AIDS can also cause retinal detachment, eyelid tumours and neuro-ophthalmic disorders. Systemic infections such as cryptococcal meningitis or toxoplasmosis can have ophthalmic involvement and visual-field loss. AIDS-related infections can often lead to blindness, but effective eye treatment is now available.
Atherosclerotic diseases
Atherosclerotic disease and carotid artery stenosis may cause plaques in the retinal arterioles which may be picked up incidentally on routine eye screening. More severe complications of atherosclerotic disease include retinal vessel occlusion (eg retinal arterial or retinal vein occlusions) or neovascular glaucoma, which is a form of glaucoma that is very difficult to treat. The eye manifestations may be the first sign of more serious underlying cardiovascular disease.
Metastatic cancers
The eyes are a possible site of metastatic spread of tumours from other parts of the body. The most common primary tumours are the lung and breast. Individuals may be asymptomatic, or may complain of decreased or distorted vision if the retina is involved, or a red and painful eye if there is an inflammatory reaction to the tumour cells.

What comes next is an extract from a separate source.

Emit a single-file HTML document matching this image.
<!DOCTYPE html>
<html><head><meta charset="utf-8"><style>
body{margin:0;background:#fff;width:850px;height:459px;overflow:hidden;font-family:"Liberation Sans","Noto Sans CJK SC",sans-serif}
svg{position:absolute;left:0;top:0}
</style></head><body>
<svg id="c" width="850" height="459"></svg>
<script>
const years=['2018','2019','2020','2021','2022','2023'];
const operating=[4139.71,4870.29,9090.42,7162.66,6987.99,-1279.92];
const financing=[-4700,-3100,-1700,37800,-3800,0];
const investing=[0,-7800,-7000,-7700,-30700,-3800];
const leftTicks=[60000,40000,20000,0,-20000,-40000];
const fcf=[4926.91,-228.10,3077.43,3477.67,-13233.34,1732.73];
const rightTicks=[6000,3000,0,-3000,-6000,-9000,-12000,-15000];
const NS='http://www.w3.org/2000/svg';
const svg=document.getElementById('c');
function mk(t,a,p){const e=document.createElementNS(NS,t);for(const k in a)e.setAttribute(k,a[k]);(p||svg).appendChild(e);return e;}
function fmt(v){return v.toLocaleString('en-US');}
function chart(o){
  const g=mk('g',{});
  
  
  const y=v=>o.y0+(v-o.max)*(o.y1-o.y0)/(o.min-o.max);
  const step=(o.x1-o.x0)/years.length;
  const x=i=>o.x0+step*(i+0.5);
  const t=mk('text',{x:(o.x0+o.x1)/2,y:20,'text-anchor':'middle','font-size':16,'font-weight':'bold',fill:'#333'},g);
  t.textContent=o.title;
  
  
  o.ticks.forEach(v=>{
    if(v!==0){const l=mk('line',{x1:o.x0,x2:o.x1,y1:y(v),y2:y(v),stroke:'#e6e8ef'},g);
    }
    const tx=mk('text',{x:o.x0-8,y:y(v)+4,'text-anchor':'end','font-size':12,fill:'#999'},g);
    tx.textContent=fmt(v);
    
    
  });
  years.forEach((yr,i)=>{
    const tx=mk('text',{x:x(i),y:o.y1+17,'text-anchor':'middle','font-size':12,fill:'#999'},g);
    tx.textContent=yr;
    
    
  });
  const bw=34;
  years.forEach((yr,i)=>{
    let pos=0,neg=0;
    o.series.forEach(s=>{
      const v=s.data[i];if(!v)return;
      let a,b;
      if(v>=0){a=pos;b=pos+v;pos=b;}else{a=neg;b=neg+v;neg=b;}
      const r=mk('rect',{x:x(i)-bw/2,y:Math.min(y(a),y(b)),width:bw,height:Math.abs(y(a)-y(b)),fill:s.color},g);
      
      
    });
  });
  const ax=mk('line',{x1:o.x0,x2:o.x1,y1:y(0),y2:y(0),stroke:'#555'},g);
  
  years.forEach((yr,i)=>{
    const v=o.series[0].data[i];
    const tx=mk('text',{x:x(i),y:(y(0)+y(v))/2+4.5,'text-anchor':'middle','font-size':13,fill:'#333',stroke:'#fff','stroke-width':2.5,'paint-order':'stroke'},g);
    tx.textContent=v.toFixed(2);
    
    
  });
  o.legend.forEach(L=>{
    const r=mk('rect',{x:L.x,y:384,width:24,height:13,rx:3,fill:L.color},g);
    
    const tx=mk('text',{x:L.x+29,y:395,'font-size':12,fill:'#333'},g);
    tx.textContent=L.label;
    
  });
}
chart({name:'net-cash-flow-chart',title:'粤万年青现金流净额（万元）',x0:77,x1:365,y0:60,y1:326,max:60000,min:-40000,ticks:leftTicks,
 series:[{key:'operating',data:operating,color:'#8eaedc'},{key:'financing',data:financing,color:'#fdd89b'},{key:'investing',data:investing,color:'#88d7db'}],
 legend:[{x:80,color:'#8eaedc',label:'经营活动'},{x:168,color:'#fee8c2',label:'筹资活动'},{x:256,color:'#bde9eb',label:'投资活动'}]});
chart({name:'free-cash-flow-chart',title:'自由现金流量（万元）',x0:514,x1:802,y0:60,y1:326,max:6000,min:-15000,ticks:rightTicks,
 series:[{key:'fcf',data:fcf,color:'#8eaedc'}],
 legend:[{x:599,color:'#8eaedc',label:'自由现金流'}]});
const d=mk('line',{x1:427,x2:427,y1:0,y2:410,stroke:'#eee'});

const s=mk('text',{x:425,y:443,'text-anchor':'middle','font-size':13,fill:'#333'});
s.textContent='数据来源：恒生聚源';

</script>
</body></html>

Sometimes, a mass is detected in the posterior segment incidentally and this may be the first sign of cancer.
Summary
Those with ocular manifestations may first present to the emergency department with relatively non-specific symptoms such as visual disturbance or eye pain. In some cases, however, the information obtained from an ocular examination may aid in the differential diagnosis and appropriate management of the underlying disease.
A thorough eye examination is therefore important, as it may provide valuable information regarding other parts of the body. The eye may be involved as part of the complications of a disease, or the eye may be the first sign of the disease. The fundoscopic examination can enable us to have a direct view of the microvessels of the eye, which in turn may be a clue to predict underlying systemic disease (such as cardiovascular diseases, hypertension, diabetes), as well as its severity. Therefore, it is prudent for anyone above 45 years of age to go for a detailed eye examination with an eye specialist, so that these diseases may be detected and treated early.